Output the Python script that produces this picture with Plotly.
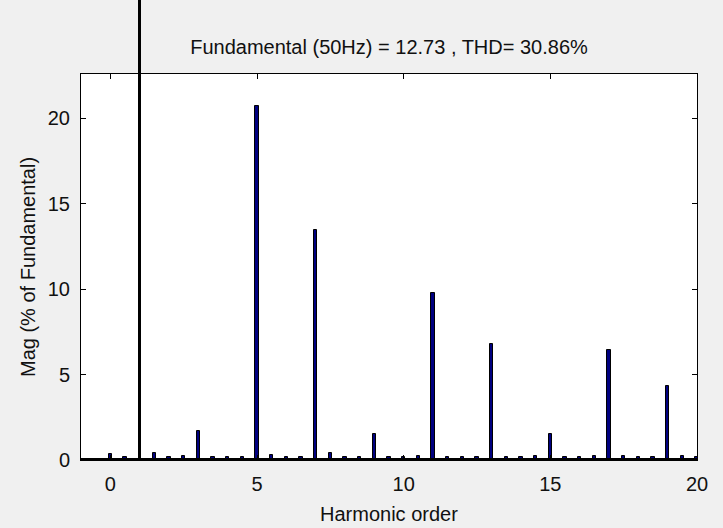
import plotly.graph_objects as go

# ---- data ----
fund_order = [1]
fund_mag = [100.0]

harm_orders = [0, 0.5, 1.5, 2, 2.5, 3, 3.5, 4, 4.5, 5, 5.5, 6, 6.5, 7, 7.5, 8, 8.5, 9, 9.5, 10,
               10.5, 11, 11.5, 12, 12.5, 13, 13.5, 14, 14.5, 15, 15.5, 16, 16.5, 17, 17.5, 18,
               18.5, 19, 19.5, 20]
harm_mag = [0.35, 0.15, 0.4, 0.2, 0.25, 1.72, 0.2, 0.15, 0.15, 20.7, 0.3, 0.15, 0.2, 13.45, 0.4, 0.15,
            0.2, 1.55, 0.2, 0.15, 0.25, 9.75, 0.2, 0.2, 0.15, 6.8, 0.2, 0.2, 0.25, 1.55, 0.2,
            0.2, 0.25, 6.45, 0.25, 0.2, 0.2, 4.35, 0.25, 0.2]

title_text = "Fundamental (50Hz) = 12.73 , THD= 30.86%"
x_label = "Harmonic order"
y_label = "Mag (% of Fundamental)"
x_ticks = [0, 5, 10, 15, 20]
y_ticks = [0, 5, 10, 15, 20]

# ---- layout geometry ----
W, H = 723, 528
ML, MR, MT, MB = 81, 26, 0, 68
plot_h = H - MT - MB
top_px = 74
dom_top = (plot_h - top_px) / plot_h
y_max = 22.6

FONT = "Liberation Sans, Arial, sans-serif"
BAR_FILL = "#000080"

fig = go.Figure()
fig.add_trace(go.Bar(x=harm_orders, y=harm_mag, width=0.12,
                     marker=dict(color=BAR_FILL, line=dict(color="black", width=1)),
                     xaxis="x", yaxis="y", showlegend=False))
fig.add_trace(go.Bar(x=fund_order, y=fund_mag, width=0.06,
                     marker=dict(color="black", line=dict(color="black", width=1)),
                     xaxis="x", yaxis="y2", showlegend=False))

axis_common = dict(showline=True, linecolor="black", linewidth=1, mirror="ticks",
                   ticks="inside", ticklen=5, tickcolor="black", tickwidth=1,
                   showgrid=False, zeroline=False,
                   tickfont=dict(family=FONT, size=20, color="#111111"))

fig.update_layout(
    width=W, height=H,
    margin=dict(l=ML, r=MR, t=MT, b=MB, pad=0),
    paper_bgcolor="#f0f0f0",
    plot_bgcolor="rgba(0,0,0,0)",
    bargap=0,
    xaxis=dict(range=[-1, 20], tickvals=x_ticks, anchor="y", ticklabelstandoff=6, **axis_common),
    yaxis=dict(range=[0, y_max], tickvals=y_ticks, domain=[0, dom_top], anchor="x",
               ticklabelstandoff=6, **axis_common),
    yaxis2=dict(range=[0, y_max / dom_top], domain=[0, 1], anchor="x", visible=False),
    title=dict(text=title_text, x=0.5, xref="paper", xanchor="center",
               y=1 - 47 / H, yref="container", yanchor="middle",
               font=dict(family=FONT, size=20, color="#111111")),
    shapes=[
        dict(type="rect", xref="paper", yref="paper", x0=0, x1=1, y0=0, y1=dom_top,
             fillcolor="white", line=dict(width=0), layer="below"),
        dict(type="line", xref="paper", yref="paper", x0=0, x1=1, y0=0.002, y1=0.002,
             line=dict(color="black", width=2), layer="above"),
    ],
    annotations=[
        dict(text=x_label, xref="paper", yref="paper", x=0.5, y=(plot_h - 514) / plot_h,
             xanchor="center", yanchor="middle", showarrow=False,
             font=dict(family=FONT, size=20, color="#111111")),
        dict(text=y_label, xref="paper", yref="paper", x=(28 - ML) / (W - ML - MR),
             y=(plot_h - 267) / plot_h, xanchor="center", yanchor="middle",
             textangle=-90, showarrow=False,
             font=dict(family=FONT, size=20, color="#111111")),
    ],
)

fig.write_html("out.html")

========

▸ The task:
Return to the listing above and set it down exactly, leaving out its pictures.

▸ Solution below:
Output the Python script that produces this picture with Plotly.
import plotly.graph_objects as go

# ---- data ----
fund_order = [1]
fund_mag = [100.0]

harm_orders = [0, 0.5, 1.5, 2, 2.5, 3, 3.5, 4, 4.5, 5, 5.5, 6, 6.5, 7, 7.5, 8, 8.5, 9, 9.5, 10,
               10.5, 11, 11.5, 12, 12.5, 13, 13.5, 14, 14.5, 15, 15.5, 16, 16.5, 17, 17.5, 18,
               18.5, 19, 19.5, 20]
harm_mag = [0.35, 0.15, 0.4, 0.2, 0.25, 1.72, 0.2, 0.15, 0.15, 20.7, 0.3, 0.15, 0.2, 13.45, 0.4, 0.15,
            0.2, 1.55, 0.2, 0.15, 0.25, 9.75, 0.2, 0.2, 0.15, 6.8, 0.2, 0.2, 0.25, 1.55, 0.2,
            0.2, 0.25, 6.45, 0.25, 0.2, 0.2, 4.35, 0.25, 0.2]

title_text = "Fundamental (50Hz) = 12.73 , THD= 30.86%"
x_label = "Harmonic order"
y_label = "Mag (% of Fundamental)"
x_ticks = [0, 5, 10, 15, 20]
y_ticks = [0, 5, 10, 15, 20]

# ---- layout geometry ----
W, H = 723, 528
ML, MR, MT, MB = 81, 26, 0, 68
plot_h = H - MT - MB
top_px = 74
dom_top = (plot_h - top_px) / plot_h
y_max = 22.6

FONT = "Liberation Sans, Arial, sans-serif"
BAR_FILL = "#000080"

fig = go.Figure()
fig.add_trace(go.Bar(x=harm_orders, y=harm_mag, width=0.12,
                     marker=dict(color=BAR_FILL, line=dict(color="black", width=1)),
                     xaxis="x", yaxis="y", showlegend=False))
fig.add_trace(go.Bar(x=fund_order, y=fund_mag, width=0.06,
                     marker=dict(color="black", line=dict(color="black", width=1)),
                     xaxis="x", yaxis="y2", showlegend=False))

axis_common = dict(showline=True, linecolor="black", linewidth=1, mirror="ticks",
                   ticks="inside", ticklen=5, tickcolor="black", tickwidth=1,
                   showgrid=False, zeroline=False,
                   tickfont=dict(family=FONT, size=20, color="#111111"))

fig.update_layout(
    width=W, height=H,
    margin=dict(l=ML, r=MR, t=MT, b=MB, pad=0),
    paper_bgcolor="#f0f0f0",
    plot_bgcolor="rgba(0,0,0,0)",
    bargap=0,
    xaxis=dict(range=[-1, 20], tickvals=x_ticks, anchor="y", ticklabelstandoff=6, **axis_common),
    yaxis=dict(range=[0, y_max], tickvals=y_ticks, domain=[0, dom_top], anchor="x",
               ticklabelstandoff=6, **axis_common),
    yaxis2=dict(range=[0, y_max / dom_top], domain=[0, 1], anchor="x", visible=False),
    title=dict(text=title_text, x=0.5, xref="paper", xanchor="center",
               y=1 - 47 / H, yref="container", yanchor="middle",
               font=dict(family=FONT, size=20, color="#111111")),
    shapes=[
        dict(type="rect", xref="paper", yref="paper", x0=0, x1=1, y0=0, y1=dom_top,
             fillcolor="white", line=dict(width=0), layer="below"),
        dict(type="line", xref="paper", yref="paper", x0=0, x1=1, y0=0.002, y1=0.002,
             line=dict(color="black", width=2), layer="above"),
    ],
    annotations=[
        dict(text=x_label, xref="paper", yref="paper", x=0.5, y=(plot_h - 514) / plot_h,
             xanchor="center", yanchor="middle", showarrow=False,
             font=dict(family=FONT, size=20, color="#111111")),
        dict(text=y_label, xref="paper", yref="paper", x=(28 - ML) / (W - ML - MR),
             y=(plot_h - 267) / plot_h, xanchor="center", yanchor="middle",
             textangle=-90, showarrow=False,
             font=dict(family=FONT, size=20, color="#111111")),
    ],
)

fig.write_html("out.html")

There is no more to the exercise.